### What the task requires
Take the lines of the data below from the very first through the line containing "return (H - MB - p) / ph" and output them exactly, pictures excluded.

### Source excerpt
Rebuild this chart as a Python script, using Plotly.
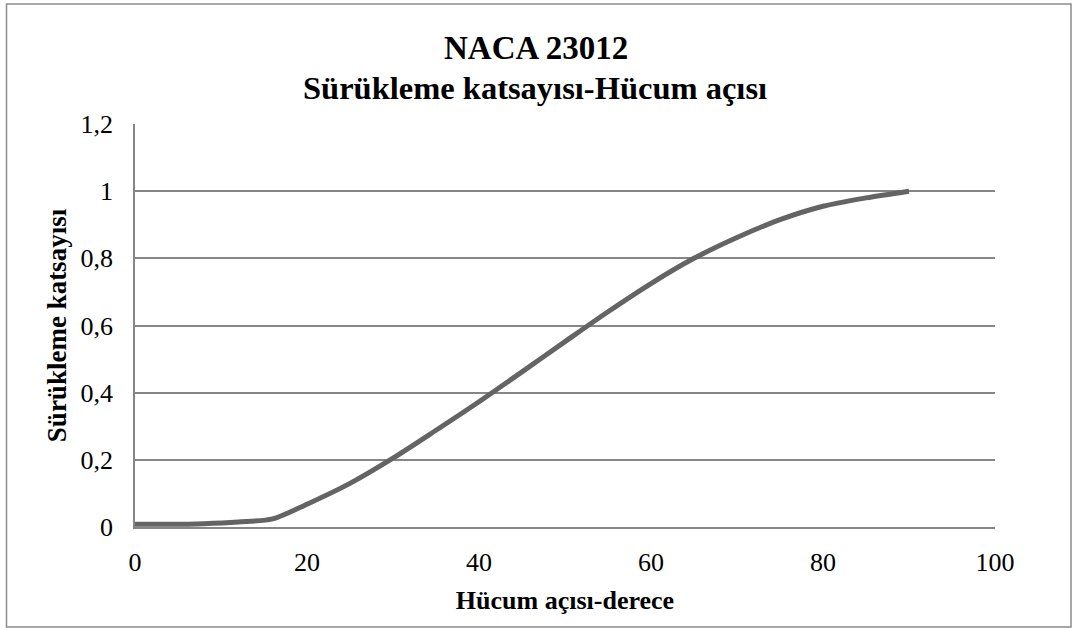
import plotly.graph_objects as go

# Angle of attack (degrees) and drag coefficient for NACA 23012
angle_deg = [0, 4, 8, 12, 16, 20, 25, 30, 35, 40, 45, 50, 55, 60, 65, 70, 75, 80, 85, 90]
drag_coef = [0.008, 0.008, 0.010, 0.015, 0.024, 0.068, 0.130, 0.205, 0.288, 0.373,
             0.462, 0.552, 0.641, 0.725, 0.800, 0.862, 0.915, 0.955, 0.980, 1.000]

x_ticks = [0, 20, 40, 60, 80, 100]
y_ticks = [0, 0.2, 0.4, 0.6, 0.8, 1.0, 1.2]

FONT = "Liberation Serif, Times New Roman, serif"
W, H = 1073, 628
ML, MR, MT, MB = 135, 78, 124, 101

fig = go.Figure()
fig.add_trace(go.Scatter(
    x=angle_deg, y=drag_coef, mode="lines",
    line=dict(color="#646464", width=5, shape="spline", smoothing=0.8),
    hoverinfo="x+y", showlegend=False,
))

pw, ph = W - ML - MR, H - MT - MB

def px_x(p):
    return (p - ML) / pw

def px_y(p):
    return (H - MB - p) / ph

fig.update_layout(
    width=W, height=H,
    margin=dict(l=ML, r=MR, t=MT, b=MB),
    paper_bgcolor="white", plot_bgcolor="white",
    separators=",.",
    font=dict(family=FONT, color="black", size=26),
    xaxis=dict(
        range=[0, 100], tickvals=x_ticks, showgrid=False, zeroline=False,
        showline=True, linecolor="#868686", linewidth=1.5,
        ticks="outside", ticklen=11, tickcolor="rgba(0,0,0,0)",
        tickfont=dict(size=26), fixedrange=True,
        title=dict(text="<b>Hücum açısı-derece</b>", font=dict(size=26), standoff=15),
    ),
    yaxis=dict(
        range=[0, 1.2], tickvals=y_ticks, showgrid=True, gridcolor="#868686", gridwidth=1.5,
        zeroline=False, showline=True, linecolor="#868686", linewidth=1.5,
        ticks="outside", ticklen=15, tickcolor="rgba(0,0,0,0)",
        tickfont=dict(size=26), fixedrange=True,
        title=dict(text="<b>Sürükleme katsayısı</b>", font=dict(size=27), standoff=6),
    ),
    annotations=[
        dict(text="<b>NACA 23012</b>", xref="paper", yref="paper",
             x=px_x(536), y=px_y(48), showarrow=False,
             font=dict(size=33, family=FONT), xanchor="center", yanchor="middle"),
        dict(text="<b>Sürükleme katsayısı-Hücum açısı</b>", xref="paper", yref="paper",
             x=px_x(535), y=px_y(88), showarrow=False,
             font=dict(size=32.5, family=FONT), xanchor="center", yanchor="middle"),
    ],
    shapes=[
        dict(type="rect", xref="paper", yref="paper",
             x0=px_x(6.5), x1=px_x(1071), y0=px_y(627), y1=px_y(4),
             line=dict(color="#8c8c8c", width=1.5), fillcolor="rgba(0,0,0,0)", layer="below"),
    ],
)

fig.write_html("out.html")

### Completed exercise
Rebuild this chart as a Python script, using Plotly.
import plotly.graph_objects as go

# Angle of attack (degrees) and drag coefficient for NACA 23012
angle_deg = [0, 4, 8, 12, 16, 20, 25, 30, 35, 40, 45, 50, 55, 60, 65, 70, 75, 80, 85, 90]
drag_coef = [0.008, 0.008, 0.010, 0.015, 0.024, 0.068, 0.130, 0.205, 0.288, 0.373,
             0.462, 0.552, 0.641, 0.725, 0.800, 0.862, 0.915, 0.955, 0.980, 1.000]

x_ticks = [0, 20, 40, 60, 80, 100]
y_ticks = [0, 0.2, 0.4, 0.6, 0.8, 1.0, 1.2]

FONT = "Liberation Serif, Times New Roman, serif"
W, H = 1073, 628
ML, MR, MT, MB = 135, 78, 124, 101

fig = go.Figure()
fig.add_trace(go.Scatter(
    x=angle_deg, y=drag_coef, mode="lines",
    line=dict(color="#646464", width=5, shape="spline", smoothing=0.8),
    hoverinfo="x+y", showlegend=False,
))

pw, ph = W - ML - MR, H - MT - MB

def px_x(p):
    return (p - ML) / pw

def px_y(p):
    return (H - MB - p) / ph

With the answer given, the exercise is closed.